Before I started making this film, I didn't really know anything about car racing, and I'm sorry to say, ignorance about racing is pretty typical in New York, where I live. But I knew it wasn't typical for the country as a whole. NASCAR is reportedly the second biggest spectator sport in America after football — bigger than baseball or basketball. And I have a lot of family in North Carolina, so I knew how much passion for the sport there is down there.
I began to wonder how it was possible that in a city like New York, where we're exposed to such an amazing variety of cultures, so many people could know so little about America's second-favorite pastime. It seemed like something I should learn about if I wanted to understand the red-state/blue-state divide (or, more accurately, the New York/rest-of-the-country divide) and so I wrote down "NASCAR" and dropped it into the file I keep of documentary ideas.

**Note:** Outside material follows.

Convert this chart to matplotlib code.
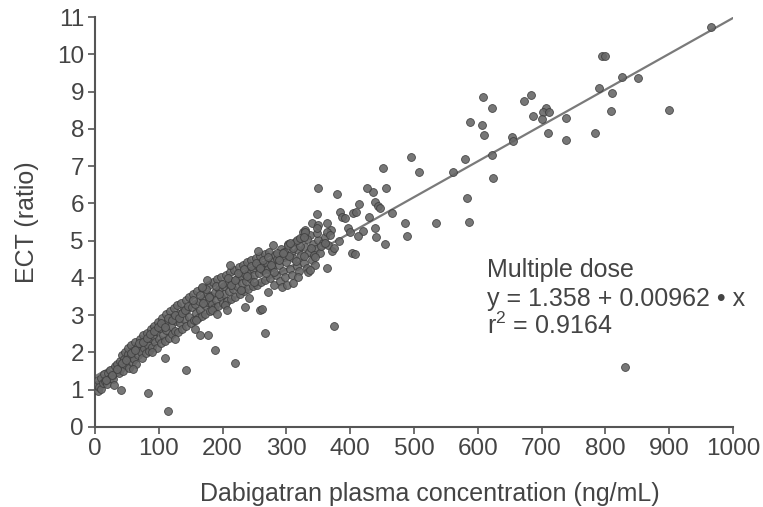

Soon afterward, I read an article about extreme go-kart racing — a nationally competitive sport in which 11 and 12 year olds drive karts that go 70 mph (!). It's widely considered the Little League for NASCAR, and a lot of the top professional drivers started out that way in doing it. I thought that sounded pretty amazing, and one of the things I love about making documentaries is it lets me spend a year or two learning about things I don't know about. So I went to a few races to scout it out, and it was better than I had imagined. The racing was noisy and dangerous, and the kids were smart, funny and dazzlingly charismatic.
I put aside the project I had been working on and dove in. I found two boys and a girl — Josh, Brandon and Annabeth — who were great racers with magnetic personalities. They were at that perfect age where they were old enough to be interesting and insightful, but young enough to be open and unrehearsed. They began to teach me about their passion for racing.
To them, racing is just a part of the larger story of growing up. The three-day World Karting Association events are where you fall in love for the first time. Races are where you test your inner strength and figure out who you are. And races are where you bond with — and declare independence from — your parents.
Annabeth told me, "When you are 11 or 12, everyone is always telling you what to do. But when you are racing, you can't hear anyone else. Should I pass this guy? Should I wait a lap? It's all up to you."
We have joked that racing is the McGuffin in our film, and that in some ways, Racing Dreams is actually a coming-of-age story disguised as a racing movie. I think that pre-adolescence is probably the most important, poignant and under-explored stage in our lives. It's really when we are beginning to figure out who we are, how we relate to our parents, what romance feels like, and what we want to do.
I hope that this movie will take people back to that age, and remind us of the dreams we had — to be President, or a baseball player, or wherever our imagination took us. Back before we knew about the importance of money or connections or how hard things were going to be, and we just dreamed.